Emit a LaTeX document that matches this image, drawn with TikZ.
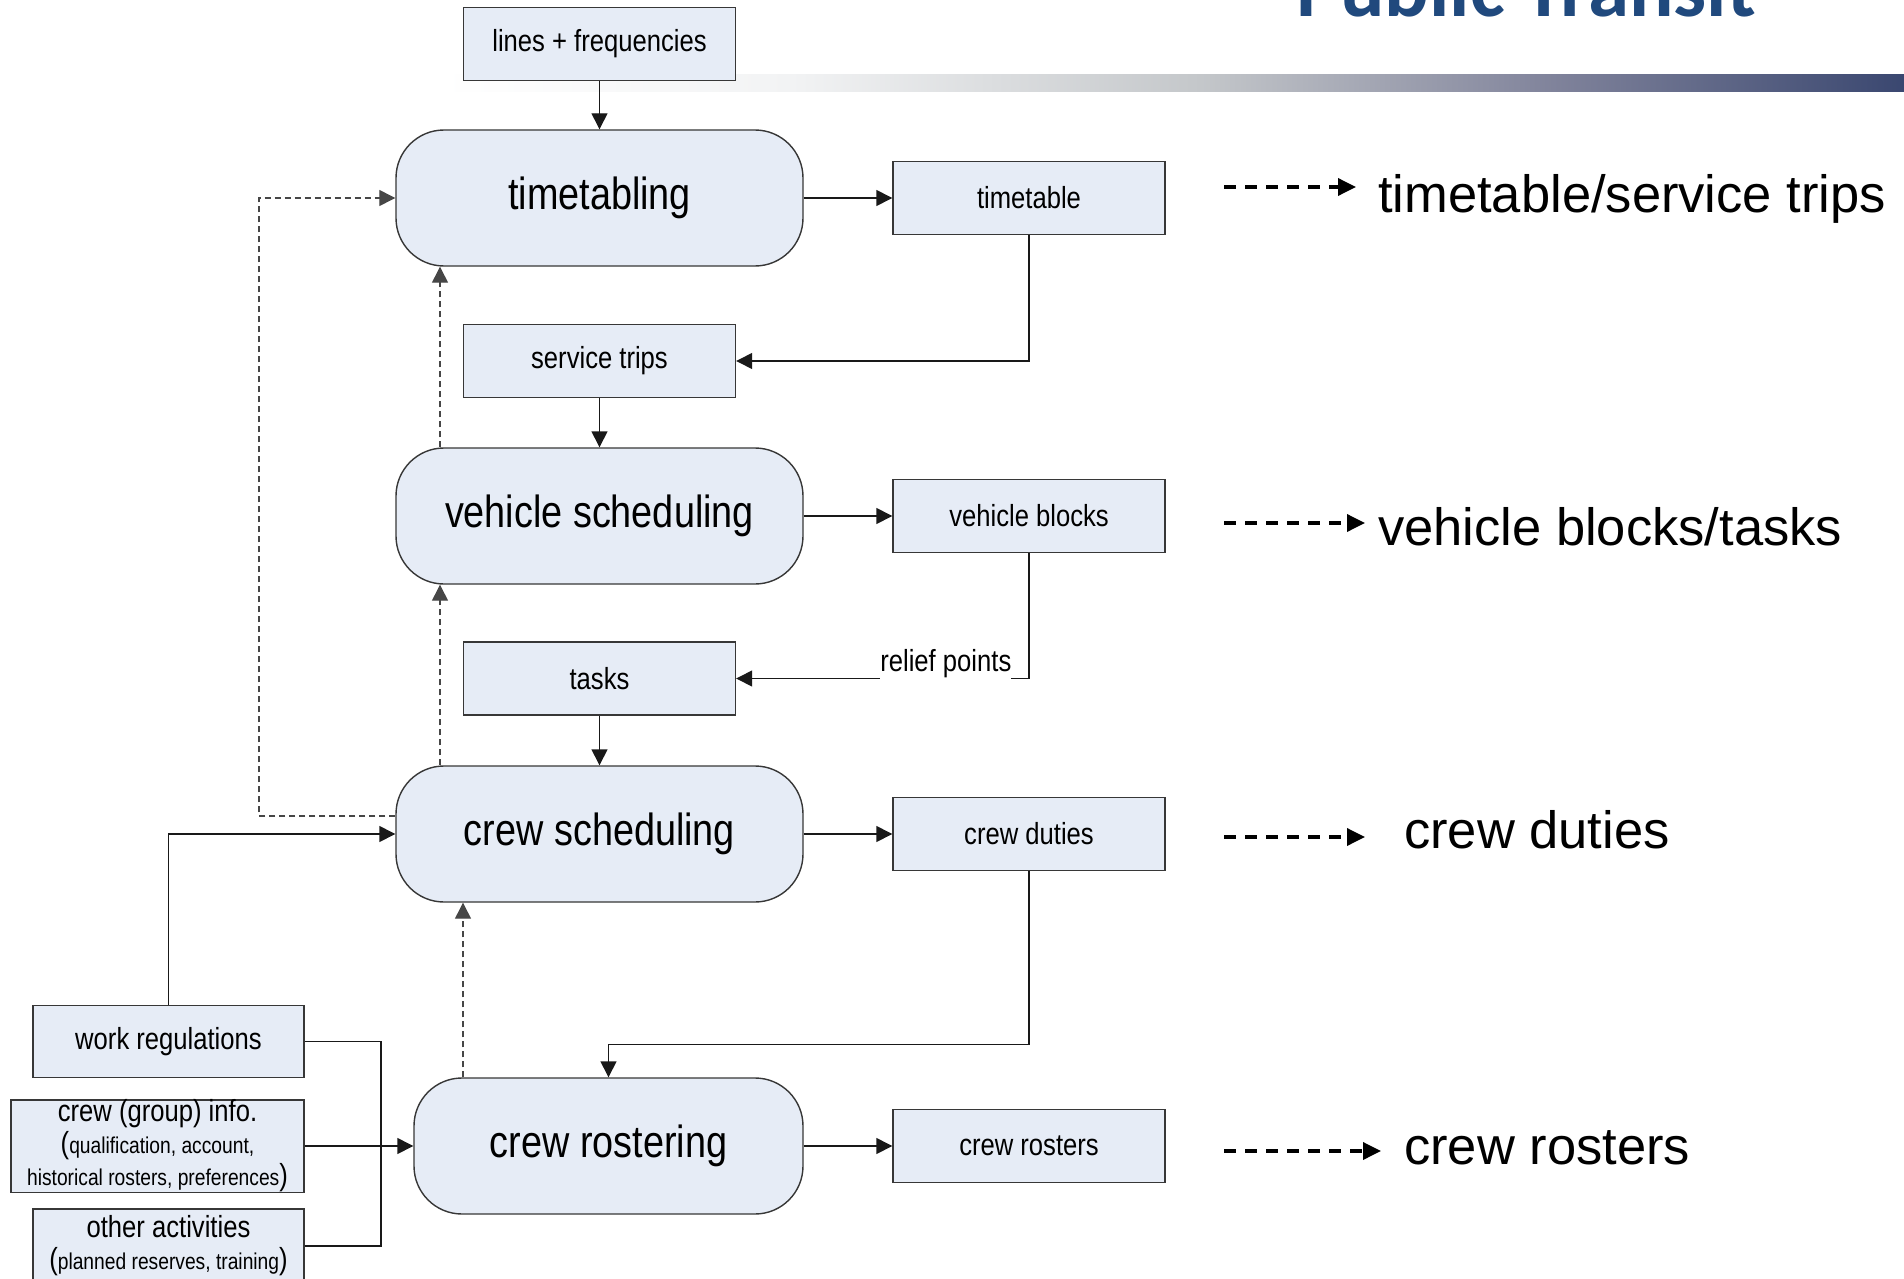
\documentclass[tikz,border=0pt]{standalone}
\usepackage{fontspec}
\usetikzlibrary{arrows.meta,calc}

% Fonts: diagram text is a slightly condensed sans, legend text is regular width
\newfontfamily\diagfont[FakeStretch=0.84]{Liberation Sans}
\newfontfamily\legendfamily{Liberation Sans}
\newfontfamily\titlefamily{Carlito}
\newcommand\procfont{\diagfont\fontsize{45}{54}\selectfont}
\newcommand\boxfont{\diagfont\fontsize{30.5}{32}\selectfont}
\newcommand\notefont{\diagfont\fontsize{22.9}{32}\selectfont}
\newcommand\legfont{\legendfamily\fontsize{52.5}{60}\selectfont}
\newcommand\ttlfont{\titlefamily\bfseries\fontsize{83}{90}\selectfont}

% Colours
\definecolor{boxfill}{RGB}{230,236,246}
\definecolor{linegray}{RGB}{55,55,55}
\definecolor{linedark}{RGB}{25,25,25}
\definecolor{dashgray}{RGB}{70,70,70}
\definecolor{titleblue}{RGB}{32,73,125}
\definecolor{barA}{RGB}{242,243,244}
\definecolor{barB}{RGB}{196,199,202}
\definecolor{barC}{RGB}{128,131,155}
\definecolor{barD}{RGB}{58,71,112}

% the visible part of a TikZ shading is its 25bp..75bp range
\pgfdeclarehorizontalshading{titlebar}{100bp}{color(0bp)=(white); color(25bp)=(white); color(37bp)=(barA); color(51bp)=(barB); color(63bp)=(barC); color(75bp)=(barD); color(100bp)=(barD)}

\tikzset{
  procnode/.style={draw=linegray, line width=1.4pt, fill=boxfill, rounded corners=48pt,
    minimum width=407pt, minimum height=136pt, inner sep=0pt, font=\procfont},
  databox/.style={draw=linegray, line width=1.4pt, fill=boxfill,
    minimum width=272pt, minimum height=73pt, inner sep=0pt, align=center, font=\boxfont},
  flow/.style={line width=1.4pt, draw=linedark, -{Triangle[length=16pt,width=16pt]}},
  plainline/.style={line width=1.4pt, draw=linedark},
  feedback/.style={line width=1.3pt, draw=dashgray, dash pattern=on 6pt off 4pt,
    -{Triangle[length=16pt,width=16pt]}},
  legendarrow/.style={line width=3.5pt, draw=black, dash pattern=on 12pt off 9pt,
    -{Triangle[length=18pt,width=17pt]}},
  legendtext/.style={font=\legfont, anchor=base west, inner sep=0pt},
}

\begin{document}
\begin{tikzpicture}[x=1pt,y=-1pt]
\useasboundingbox (0,0) rectangle (1904,1279);
\clip (0,0) rectangle (1904,1279);

% header: title and gradient rule
\shade[shading=titlebar] (440,75) rectangle (1904,92);
\node[font=\ttlfont, text=titleblue, anchor=base west, inner sep=0pt] (title) at (1296,17) {Public Transit};

% planning stages
\node[procnode] (tt) at (599.5,198) {timetabling};
\node[procnode] (vs) at (599.5,516) {vehicle scheduling};
\node[procnode] (cs) at (599.5,834) {crew scheduling};
\node[procnode, minimum width=389pt] (cr) at (608.5,1146) {crew rostering};

% data boxes
\node[databox] (lf) at (599.5,44) {lines + frequencies};
\node[databox] (ttb) at (1029,198) {timetable};
\node[databox] (st) at (599.5,361) {service trips};
\node[databox] (vb) at (1029,516) {vehicle blocks};
\node[databox] (tasks) at (599.5,678.5) {tasks};
\node[databox] (cd) at (1029,834) {crew duties};
\node[databox] (crs) at (1029,1146) {crew rosters};

\node[databox, minimum width=271pt, minimum height=72pt] (wr) at (168.5,1041.5) {work regulations};
\node[databox, minimum width=293pt, minimum height=91pt] (ci) at (157.5,1146)
  {crew (group) info.\\({\notefont qualification, account,}\\{\notefont historical rosters, preferences})};
\node[databox, minimum width=271pt, minimum height=74pt] (oa) at (168.5,1246)
  {other activities\\({\notefont planned reserves, training})};

% main flow
\draw[flow] (lf) -- (tt);
\draw[flow] (tt) -- (ttb);
\draw[flow] (ttb.south) |- (st.east);
\draw[flow] (st) -- (vs);
\draw[flow] (vs) -- (vb);
\draw[flow] (vb.south) |- (tasks.east)
  node[pos=0.642, anchor=base, yshift=7pt, fill=white, inner xsep=0pt, inner ysep=0pt,
       text depth=12pt, font=\boxfont] (rp) {relief points};
\draw[flow] (tasks) -- (cs);
\draw[flow] (cs) -- (cd);
\draw[flow] (cd.south) -- ++(0,173) -| (cr.north);
\draw[flow] (cr) -- (crs);

% inputs to crew scheduling and rostering
\coordinate (jn) at (381,1146);
\draw[flow] (wr.north) |- (cs.west);
\draw[plainline] (wr.east) -| (jn);
\draw[plainline] (oa.east) -| (jn);
\draw[flow] (ci.east) -- (cr.west);

% feedback loops
\coordinate (fbl) at (259,0);
\coordinate (fbx) at (440,0);
\coordinate (fbr) at (463,0);
\draw[feedback] ([yshift=18pt]cs.west) -| (fbl |- tt.west) -- (tt.west);
\draw[feedback] (cs.north -| fbx) -- (vs.south -| fbx);
\draw[feedback] (vs.north -| fbx) -- (tt.south -| fbx);
\draw[feedback] (cr.north -| fbr) -- (cs.south -| fbr);

% legend of results
\coordinate (l1a) at (1224,187);  \coordinate (l1b) at (1356,187);
\coordinate (l2a) at (1224,523);  \coordinate (l2b) at (1365,523);
\coordinate (l3a) at (1224,837);  \coordinate (l3b) at (1365,837);
\coordinate (l4a) at (1224,1151); \coordinate (l4b) at (1381,1151);
\draw[legendarrow] (l1a) -- (l1b);
\draw[legendarrow] (l2a) -- (l2b);
\draw[legendarrow] (l3a) -- (l3b);
\draw[legendarrow] (l4a) -- (l4b);
\node[legendtext] (r1) at (1378,212) {timetable/service trips};
\node[legendtext] (r2) at (1378,545) {vehicle blocks/tasks};
\node[legendtext] (r3) at (1404,848) {crew duties};
\node[legendtext] (r4) at (1404,1164) {crew rosters};
\end{tikzpicture}
\end{document}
···
== WHAT IS ASKED ==
Reproduce every line precisely as given, omitting all pictures.

== WORKED SOLUTION ==
Emit a LaTeX document that matches this image, drawn with TikZ.
\documentclass[tikz,border=0pt]{standalone}
\usepackage{fontspec}
\usetikzlibrary{arrows.meta,calc}

% Fonts: diagram text is a slightly condensed sans, legend text is regular width
\newfontfamily\diagfont[FakeStretch=0.84]{Liberation Sans}
\newfontfamily\legendfamily{Liberation Sans}
\newfontfamily\titlefamily{Carlito}
\newcommand\procfont{\diagfont\fontsize{45}{54}\selectfont}
\newcommand\boxfont{\diagfont\fontsize{30.5}{32}\selectfont}
\newcommand\notefont{\diagfont\fontsize{22.9}{32}\selectfont}
\newcommand\legfont{\legendfamily\fontsize{52.5}{60}\selectfont}
\newcommand\ttlfont{\titlefamily\bfseries\fontsize{83}{90}\selectfont}

% Colours
\definecolor{boxfill}{RGB}{230,236,246}
\definecolor{linegray}{RGB}{55,55,55}
\definecolor{linedark}{RGB}{25,25,25}
\definecolor{dashgray}{RGB}{70,70,70}
\definecolor{titleblue}{RGB}{32,73,125}
\definecolor{barA}{RGB}{242,243,244}
\definecolor{barB}{RGB}{196,199,202}
\definecolor{barC}{RGB}{128,131,155}
\definecolor{barD}{RGB}{58,71,112}

% the visible part of a TikZ shading is its 25bp..75bp range
\pgfdeclarehorizontalshading{titlebar}{100bp}{color(0bp)=(white); color(25bp)=(white); color(37bp)=(barA); color(51bp)=(barB); color(63bp)=(barC); color(75bp)=(barD); color(100bp)=(barD)}

\tikzset{
  procnode/.style={draw=linegray, line width=1.4pt, fill=boxfill, rounded corners=48pt,
    minimum width=407pt, minimum height=136pt, inner sep=0pt, font=\procfont},
  databox/.style={draw=linegray, line width=1.4pt, fill=boxfill,
    minimum width=272pt, minimum height=73pt, inner sep=0pt, align=center, font=\boxfont},
  flow/.style={line width=1.4pt, draw=linedark, -{Triangle[length=16pt,width=16pt]}},
  plainline/.style={line width=1.4pt, draw=linedark},
  feedback/.style={line width=1.3pt, draw=dashgray, dash pattern=on 6pt off 4pt,
    -{Triangle[length=16pt,width=16pt]}},
  legendarrow/.style={line width=3.5pt, draw=black, dash pattern=on 12pt off 9pt,
    -{Triangle[length=18pt,width=17pt]}},
  legendtext/.style={font=\legfont, anchor=base west, inner sep=0pt},
}

\begin{document}
\begin{tikzpicture}[x=1pt,y=-1pt]
\useasboundingbox (0,0) rectangle (1904,1279);
\clip (0,0) rectangle (1904,1279);

% header: title and gradient rule
\shade[shading=titlebar] (440,75) rectangle (1904,92);
\node[font=\ttlfont, text=titleblue, anchor=base west, inner sep=0pt] (title) at (1296,17) {Public Transit};

% planning stages
\node[procnode] (tt) at (599.5,198) {timetabling};
\node[procnode] (vs) at (599.5,516) {vehicle scheduling};
\node[procnode] (cs) at (599.5,834) {crew scheduling};
\node[procnode, minimum width=389pt] (cr) at (608.5,1146) {crew rostering};

% data boxes
\node[databox] (lf) at (599.5,44) {lines + frequencies};
\node[databox] (ttb) at (1029,198) {timetable};
\node[databox] (st) at (599.5,361) {service trips};
\node[databox] (vb) at (1029,516) {vehicle blocks};
\node[databox] (tasks) at (599.5,678.5) {tasks};
\node[databox] (cd) at (1029,834) {crew duties};
\node[databox] (crs) at (1029,1146) {crew rosters};

\node[databox, minimum width=271pt, minimum height=72pt] (wr) at (168.5,1041.5) {work regulations};
\node[databox, minimum width=293pt, minimum height=91pt] (ci) at (157.5,1146)
  {crew (group) info.\\({\notefont qualification, account,}\\{\notefont historical rosters, preferences})};
\node[databox, minimum width=271pt, minimum height=74pt] (oa) at (168.5,1246)
  {other activities\\({\notefont planned reserves, training})};

% main flow
\draw[flow] (lf) -- (tt);
\draw[flow] (tt) -- (ttb);
\draw[flow] (ttb.south) |- (st.east);
\draw[flow] (st) -- (vs);
\draw[flow] (vs) -- (vb);
\draw[flow] (vb.south) |- (tasks.east)
  node[pos=0.642, anchor=base, yshift=7pt, fill=white, inner xsep=0pt, inner ysep=0pt,
       text depth=12pt, font=\boxfont] (rp) {relief points};
\draw[flow] (tasks) -- (cs);
\draw[flow] (cs) -- (cd);
\draw[flow] (cd.south) -- ++(0,173) -| (cr.north);
\draw[flow] (cr) -- (crs);

% inputs to crew scheduling and rostering
\coordinate (jn) at (381,1146);
\draw[flow] (wr.north) |- (cs.west);
\draw[plainline] (wr.east) -| (jn);
\draw[plainline] (oa.east) -| (jn);
\draw[flow] (ci.east) -- (cr.west);

% feedback loops
\coordinate (fbl) at (259,0);
\coordinate (fbx) at (440,0);
\coordinate (fbr) at (463,0);
\draw[feedback] ([yshift=18pt]cs.west) -| (fbl |- tt.west) -- (tt.west);
\draw[feedback] (cs.north -| fbx) -- (vs.south -| fbx);
\draw[feedback] (vs.north -| fbx) -- (tt.south -| fbx);
\draw[feedback] (cr.north -| fbr) -- (cs.south -| fbr);

% legend of results
\coordinate (l1a) at (1224,187);  \coordinate (l1b) at (1356,187);
\coordinate (l2a) at (1224,523);  \coordinate (l2b) at (1365,523);
\coordinate (l3a) at (1224,837);  \coordinate (l3b) at (1365,837);
\coordinate (l4a) at (1224,1151); \coordinate (l4b) at (1381,1151);
\draw[legendarrow] (l1a) -- (l1b);
\draw[legendarrow] (l2a) -- (l2b);
\draw[legendarrow] (l3a) -- (l3b);
\draw[legendarrow] (l4a) -- (l4b);
\node[legendtext] (r1) at (1378,212) {timetable/service trips};
\node[legendtext] (r2) at (1378,545) {vehicle blocks/tasks};
\node[legendtext] (r3) at (1404,848) {crew duties};
\node[legendtext] (r4) at (1404,1164) {crew rosters};
\end{tikzpicture}
\end{document}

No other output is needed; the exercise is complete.